全部調べた結果、原点に立ち返り設計から見直すことに。
納期がすでに迫ってきている状態で残された時間はわずか2週間。
この期間できるのか・・・・・
と考えている暇もなく、「できるのか」ではなく「やらねばならない」だったので協力企業さんにご無理をお願いして進めていただきました。

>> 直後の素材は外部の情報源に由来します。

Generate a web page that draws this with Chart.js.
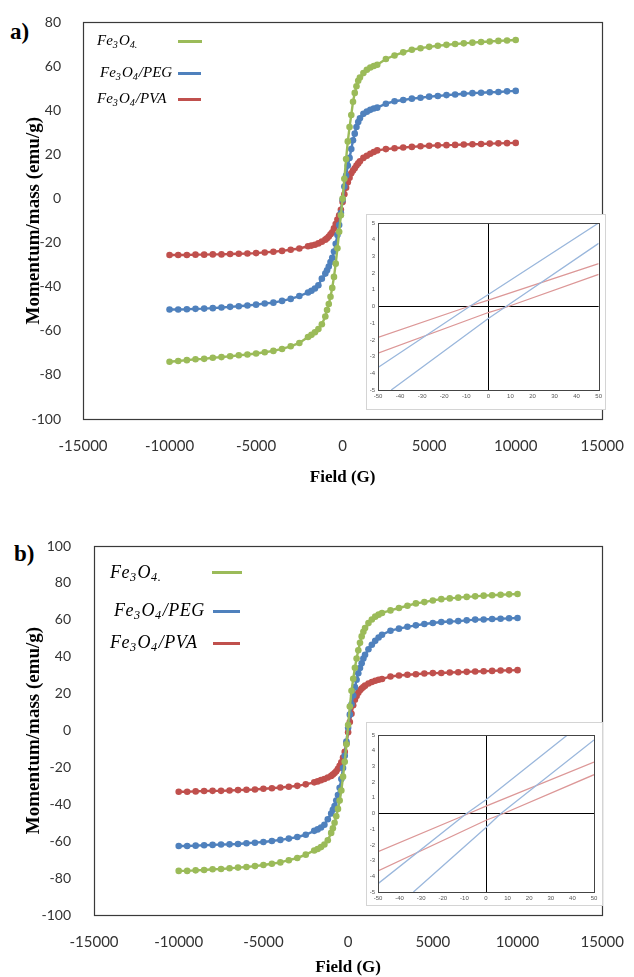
<!DOCTYPE html>
<html>
<head>
<meta charset="utf-8">
<script src="https://cdn.jsdelivr.net/npm/chart.js@4.4.1/dist/chart.umd.min.js"></script>
<style>
    body { margin: 0; background: #fff; }
    #wrap { position: relative; width: 634px; height: 977px; overflow: hidden; background: #fff; }
    .box { position: absolute; }
    .inset { position: absolute; border: 1px solid #d4d4d4; background: #fff; }
    .tag { position: absolute; font-family: "Liberation Serif", serif; font-weight: bold; font-size: 23px; color: #000; }
    .leg { position: absolute; font-family: "Liberation Serif", "DejaVu Serif", serif; font-style: italic; color: #000; white-space: nowrap; line-height: 1; }
    .leg sub { font-size: 0.68em; vertical-align: -0.25em; margin-right: 1px; }
    .swatch { position: absolute; height: 3px; }
</style>
</head>
<body>
<div id="wrap">
    <div class="tag" style="left:10px; top:19px;">a)</div>
    <div class="box" style="left:0; top:0;"><canvas id="mainA" width="634" height="500"></canvas></div>
    <div class="inset" style="left:366px; top:214px; width:238px; height:194px;"><canvas id="insetA" width="238" height="194"></canvas></div>

    <div class="tag" style="left:14px; top:541px;">b)</div>
    <div class="box" style="left:0; top:500px;"><canvas id="mainB" width="634" height="490"></canvas></div>
    <div class="inset" style="left:366px; top:722px; width:235px; height:182px;"><canvas id="insetB" width="235" height="182"></canvas></div>

    <!-- legends -->
    <div class="leg" style="left:97px; top:33px; font-size:15px;">Fe<sub>3</sub>O<sub>4.</sub></div>
    <div class="swatch" style="left:178px; top:40px; width:24px; background:#9bbb59;"></div>
    <div class="leg" style="left:100px; top:65px; font-size:15px;">Fe<sub>3</sub>O<sub>4</sub>/PEG</div>
    <div class="swatch" style="left:178px; top:72px; width:23px; background:#4f81bd;"></div>
    <div class="leg" style="left:97px; top:91px; font-size:15px;">Fe<sub>3</sub>O<sub>4</sub>/PVA</div>
    <div class="swatch" style="left:178px; top:98px; width:23px; background:#c0504d;"></div>

    <div class="leg" style="left:110px; top:563px; font-size:18px; letter-spacing:0.5px;">Fe<sub>3</sub>O<sub>4.</sub></div>
    <div class="swatch" style="left:212px; top:571px; width:30px; background:#9bbb59;"></div>
    <div class="leg" style="left:114px; top:601px; font-size:18px; letter-spacing:0.5px;">Fe<sub>3</sub>O<sub>4</sub>/PEG</div>
    <div class="swatch" style="left:213px; top:610px; width:27px; background:#4f81bd;"></div>
    <div class="leg" style="left:110px; top:633px; font-size:18px; letter-spacing:0.5px;">Fe<sub>3</sub>O<sub>4</sub>/PVA</div>
    <div class="swatch" style="left:213px; top:642px; width:27px; background:#c0504d;"></div>
</div>

<script>
// Field values (G), shared by every curve
const field = [-10000, -9500, -9000, -8500, -8000, -7500, -7000, -6500, -6000, -5500, -5000, -4500, -4000, -3500, -3000, -2500,
    -2000, -1800, -1600, -1400, -1200, -1000, -900, -800, -700, -600, -500, -400, -300, -200, -100,
    0, 100, 200, 300, 400, 500, 600, 700, 800, 900, 1000, 1200, 1400, 1600, 1800, 2000,
    2500, 3000, 3500, 4000, 4500, 5000, 5500, 6000, 6500, 7000, 7500, 8000, 8500, 9000, 9500, 10000];

// a) momentum/mass (emu/g)
const feA = [-74.0, -73.7, -73.3, -72.9, -72.7, -72.2, -71.9, -71.5, -71.1, -70.7, -70.3, -69.7, -69.1, -68.2, -67.0, -65.5,
    -62.8, -61.8, -60.6, -59.2, -57.0, -53.5, -50.5, -47.8, -44.5, -40.5, -35.5, -29.5, -22.5, -15.0, -7.5,
    0, 9, 18, 26, 32.5, 38, 44, 48, 51, 53.5, 55, 57, 58.5, 59.5, 60.2, 60.8,
    63.4, 65.0, 66.4, 67.6, 68.3, 68.9, 69.4, 69.8, 70.2, 70.5, 70.8, 71.1, 71.3, 71.6, 71.8, 72.0];
const pegA = [-50.3, -50.3, -50.2, -50.0, -49.9, -49.7, -49.4, -49.1, -48.8, -48.5, -48.1, -47.6, -47.2, -46.4, -45.5, -44.2,
    -42.6, -41.8, -40.8, -39.3, -36.3, -34.0, -32.5, -30.8, -28.8, -26.8, -24.0, -20.5, -16.5, -12.0, -6.5,
    -0.5, 5.5, 10.5, 15, 18.5, 22.5, 26.5, 29.5, 32.5, 34.8, 36.5, 38.5, 39.5, 40.3, 40.9, 41.3,
    43.1, 44.2, 44.8, 45.4, 45.8, 46.3, 46.6, 47.0, 47.3, 47.6, 47.9, 48.1, 48.3, 48.4, 48.7, 48.9];
const pvaA = [-25.6, -25.6, -25.6, -25.4, -25.4, -25.3, -25.3, -25.1, -25.0, -24.9, -24.7, -24.4, -24.1, -23.7, -23.2, -22.6,
    -21.6, -21.3, -20.9, -20.3, -19.5, -18.6, -18.0, -17.2, -16.2, -15.3, -13.5, -11.5, -9.5, -7.5, -5.0,
    -1.5, 2, 5, 7.5, 9.5, 11.5, 12.8, 13.8, 15, 16, 17, 18.5, 19.5, 20.4, 21.2, 21.9,
    22.5, 22.9, 23.2, 23.5, 23.8, 24.0, 24.2, 24.3, 24.4, 24.6, 24.7, 24.8, 25.0, 25.1, 25.2, 25.3];

// b) momentum/mass (emu/g)
const feB = [-76.1, -76.1, -75.8, -75.6, -75.2, -75.1, -74.7, -74.3, -74.0, -73.5, -72.9, -72.2, -71.5, -70.3, -69.1, -67.3,
    -65.0, -64.2, -63.2, -61.8, -59.5, -55.5, -53.0, -50.0, -46.5, -42.5, -38.0, -32.5, -25.0, -17.0, -7.5,
    3, 13, 21.5, 28, 34, 39, 43.5, 47.5, 51, 53.5, 55.5, 58.2, 60.2, 61.7, 62.8, 63.7,
    65.1, 66.4, 67.6, 68.9, 69.6, 70.5, 71.2, 71.6, 72.0, 72.4, 72.7, 73.1, 73.3, 73.6, 73.8, 74.0];
const pegB = [-62.6, -62.6, -62.4, -62.2, -62.0, -61.8, -61.7, -61.5, -61.1, -60.8, -60.4, -59.9, -59.3, -58.6, -57.7, -56.5,
    -54.4, -53.6, -52.6, -51.1, -48.1, -45.0, -43.0, -41.0, -38.0, -35.0, -31.0, -26.3, -20.3, -13.7, -6.0,
    1.5, 8.6, 14.2, 19, 23.5, 27.5, 31, 33.9, 36.4, 39, 41, 44, 46.5, 48.6, 50.4, 51.9,
    54.1, 55.2, 56.2, 57.0, 57.7, 58.3, 58.8, 59.1, 59.3, 59.7, 60.1, 60.2, 60.4, 60.6, 60.8, 61.0];
const pvaB = [-33.2, -33.2, -33.0, -32.8, -32.7, -32.7, -32.5, -32.3, -32.1, -32.0, -31.6, -31.3, -30.9, -30.5, -30.0, -29.2,
    -28.1, -27.6, -26.9, -26.3, -25.5, -24.6, -23.9, -23.1, -22.1, -20.7, -19.2, -17.2, -14.7, -11.6, -7.1,
    -1, 4.6, 9.1, 13.7, 16.7, 18.7, 20.5, 21.8, 22.8, 23.6, 24.3, 25.5, 26.3, 27.0, 27.5, 27.9,
    29.3, 29.8, 30.2, 30.5, 30.9, 31.1, 31.2, 31.4, 31.6, 31.8, 32.0, 32.1, 32.3, 32.5, 32.6, 32.7];

// insets: low field loops (x in G, y in emu/g)
const insAPegUpX = [-50, -8.5, 0, 50],   insAPegUpY = [-3.65, 0, 0.72, 5.0];
const insAPegDnX = [-44, 0, 8, 50],      insAPegDnY = [-5, -0.72, 0, 3.78];
const insAPvaUpX = [-50, -9, 0, 50],     insAPvaUpY = [-1.85, 0, 0.38, 2.57];
const insAPvaDnX = [-50, 0, 9, 50],      insAPvaDnY = [-2.8, -0.36, 0, 1.93];

const insBPegUpX = [-50, -9, 0, 37.7],   insBPegUpY = [-4.47, 0, 0.87, 5.0];
const insBPegDnX = [-33.6, 0, 6.9, 50],  insBPegDnY = [-5, -0.89, 0, 4.68];
const insBPvaUpX = [-50, -8, 0, 50],     insBPvaUpY = [-2.43, 0, 0.47, 3.28];
const insBPvaDnX = [-50, 0, 8.1, 50],    insBPvaDnY = [-3.66, -0.43, 0, 2.47];

const GREEN = '#9bbb59', BLUE = '#4f81bd', RED = '#c0504d';
const LBLUE = '#9ab7dc', LRED = '#dc9797';

// box round the plot area
const framePlugin = {
    id: 'frame',
    afterDraw(chart, args, opts) {
        const a = chart.chartArea, ctx = chart.ctx;
        ctx.save();
        ctx.strokeStyle = opts.color || '#333';
        ctx.lineWidth = opts.width || 1;
        ctx.strokeRect(Math.round(a.left) + 0.5, Math.round(a.top) + 0.5, Math.round(a.width), Math.round(a.height));
        ctx.restore();
    }
};

// plain numbers, no thousands separator
const plain = v => String(v);

function pts(xs, ys) { return xs.map((x, i) => ({ x: x, y: ys[i] })); }

function curve(color, ys, order) {
    return {
        data: pts(field, ys), showLine: true, order: order,
        borderColor: color, backgroundColor: color, borderWidth: 2.4,
        pointRadius: 3.3, pointBorderWidth: 0, pointBackgroundColor: color
    };
}

function drawMain(id, cfg) {
    new Chart(document.getElementById(id), {
        type: 'scatter',
        data: { datasets: [curve(GREEN, cfg.fe, 0), curve(BLUE, cfg.peg, 1), curve(RED, cfg.pva, 2)] },
        options: {
            responsive: false, animation: false,
            layout: { padding: { left: 0, top: cfg.top, right: cfg.right, bottom: 0 } },
            plugins: { legend: { display: false }, tooltip: { enabled: false }, frame: { color: '#3a3a3a', width: 1.2 } },
            scales: {
                x: {
                    type: 'linear', min: -15000, max: 15000,
                    grid: { display: false }, border: { display: false },
                    ticks: { stepSize: 5000, maxRotation: 0, autoSkip: false, padding: cfg.xPad, color: '#333', font: { family: 'Lato', size: 15 }, callback: plain },
                    title: { display: true, text: 'Field (G)', color: '#000', font: { family: 'Liberation Serif', weight: 'bold', size: 17 }, padding: { top: 0, bottom: 12 } },
                    afterFit: s => { s.height = cfg.xH; }
                },
                y: {
                    min: cfg.ymin, max: cfg.ymax,
                    grid: { display: false }, border: { display: false },
                    ticks: { stepSize: 20, padding: cfg.yPad, color: '#333', font: { family: 'Lato', size: 14 }, callback: plain },
                    title: { display: true, text: 'Momentum/mass (emu/g)', color: '#000', font: { family: 'Liberation Serif', weight: 'bold', size: 19 }, padding: { top: 23, bottom: 0 } },
                    afterFit: s => { s.width = cfg.yW; }
                }
            }
        },
        plugins: [framePlugin]
    });
}

function line(color, xs, ys) {
    return { data: pts(xs, ys), showLine: true, borderColor: color, borderWidth: 1.3, pointRadius: 0, tension: 0 };
}

function drawInset(id, cfg) {
    const zero = c => c.tick.value === 0 ? '#000' : 'rgba(0,0,0,0)';
    const tickFont = { family: 'Liberation Sans', size: 6 };
    new Chart(document.getElementById(id), {
        type: 'scatter',
        data: { datasets: cfg.sets },
        options: {
            responsive: false, animation: false,
            layout: { padding: { left: 0, top: cfg.top, right: cfg.right, bottom: 0 } },
            plugins: { legend: { display: false }, tooltip: { enabled: false }, frame: { color: '#444', width: 1 } },
            scales: {
                x: {
                    type: 'linear', min: -50, max: 50,
                    grid: { color: zero, drawTicks: false, lineWidth: 1 }, border: { display: false },
                    ticks: { stepSize: 10, maxRotation: 0, autoSkip: false, padding: 3, color: '#555', font: tickFont, callback: plain },
                    afterFit: s => { s.height = cfg.xH; }
                },
                y: {
                    min: -5, max: 5,
                    grid: { color: zero, drawTicks: false, lineWidth: 1 }, border: { display: false },
                    ticks: { stepSize: 1, autoSkip: false, padding: 3, color: '#555', font: tickFont, callback: plain },
                    afterFit: s => { s.width = cfg.yW; }
                }
            }
        },
        plugins: [framePlugin]
    });
}

drawMain('mainA', { fe: feA, peg: pegA, pva: pvaA, ymin: -100, ymax: 80, top: 19, right: 22, xH: 81, yW: 83, xPad: 10, yPad: 14 });
drawMain('mainB', { fe: feB, peg: pegB, pva: pvaB, ymin: -100, ymax: 100, top: 46, right: 27, xH: 75, yW: 94, xPad: 10, yPad: 15 });

drawInset('insetA', {
    top: 8, right: 6, xH: 19, yW: 11,
    sets: [line(LBLUE, insAPegUpX, insAPegUpY), line(LBLUE, insAPegDnX, insAPegDnY), line(LRED, insAPvaUpX, insAPvaUpY), line(LRED, insAPvaDnX, insAPvaDnY)]
});
drawInset('insetB', {
    top: 12, right: 8, xH: 13, yW: 11,
    sets: [line(LBLUE, insBPegUpX, insBPegUpY), line(LBLUE, insBPegDnX, insBPegDnY), line(LRED, insBPvaUpX, insBPvaUpY), line(LRED, insBPvaDnX, insBPvaDnY)]
});
</script>
</body>
</html>
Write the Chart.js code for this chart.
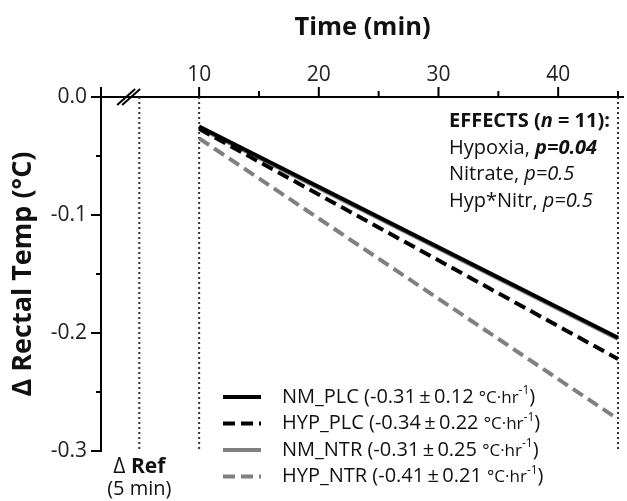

大変な納期でしたが全力疾走して設計見直しをかけ、2週間で試作が完成。
こんな短納期でできる!?間に合わせて頂けたことに驚きと感動でした。
なぜなら、これまでにないスピードでのものづくりだったからです。
「これが中小企業の強みですわ」と言ってやり切ってくれた技術者さん。
これぞ日本のものづくり!このスピード感がたまりません。中小企業だからこそできる小回りの良さと対応力の強さ。そこには長年積み重ねてきた技術力があって、それがあるからできる技なんだと思いました。

1社だけの力ではない

今回のプロジェクトはものづくり+プログラミングというテーマがあり、電子部品だけではこのプロジェクトは完成しませんでした。ここには筐体が必要で、お客様の仕様に合わせて設計製作する必要があったんです。
基板ケースの仕様なども考慮した外観設計が必要で、これをまた短時間で仕上げてくれたのが試作板金加工屋さんとアルマイト処理メーカーさんです。
製作期間はわずか3日。
「本気出したらこんなもん」っていうけどすごいことです。
試作板金屋さんは板金だけではなく電子部品にも詳しい人で設計するときに全て考慮してくれていたのが早くできた要因でもあります。
板金設計だけだと電子部品との通訳が必要でした。設計者はありとあらゆる知識が必要といいますがほんとその通りです。

お客様はわがままです。

製作方法はさておき「世の中のためになるもの」を作りたいと考えるから。
それは「これまでにないもの」だから。
そして1日でも早く世の中に送り出したいと考えるから。

そんなお客様のわがままを叶えるのが設計者であり、技術者です。全部を聞き入れることができないこともありますがその時は相談。どうやったらその想い、目的を達成できるかを一緒になって作り上げるのがプロなんですよね。今回は協力企業さんの正確なものづくりとそのスピード感のおかげでお客様の想いを形にすることができました。

試作が完成したら終わりではない。これが始まり。

お客様の評価を受けて8月にロット生産が入ります。納期は8月末。
機能的な問題が全部クリアできたということであとは生産調整をかけるだけなのですが昨今の半導体事情により部品がめちゃくちゃに高いし、調達に時間がかかる・・・
必要なパーツは揃えましたが泣きそうな金額でした。

8月末までに50台ほど生産します。電子部品、筐体は協力メーカーさんで生産してもらうのですが、部品の調達、組み立て、ケーシング、発送は私たちのお仕事です。人数足りないのでヘルプを要請しないとな。。。
その前に組み立て用の治具作ったり前準備していかないと。。。

8月末に揃えて欲しい!というお客様の熱望にお応えできるように頑張ります。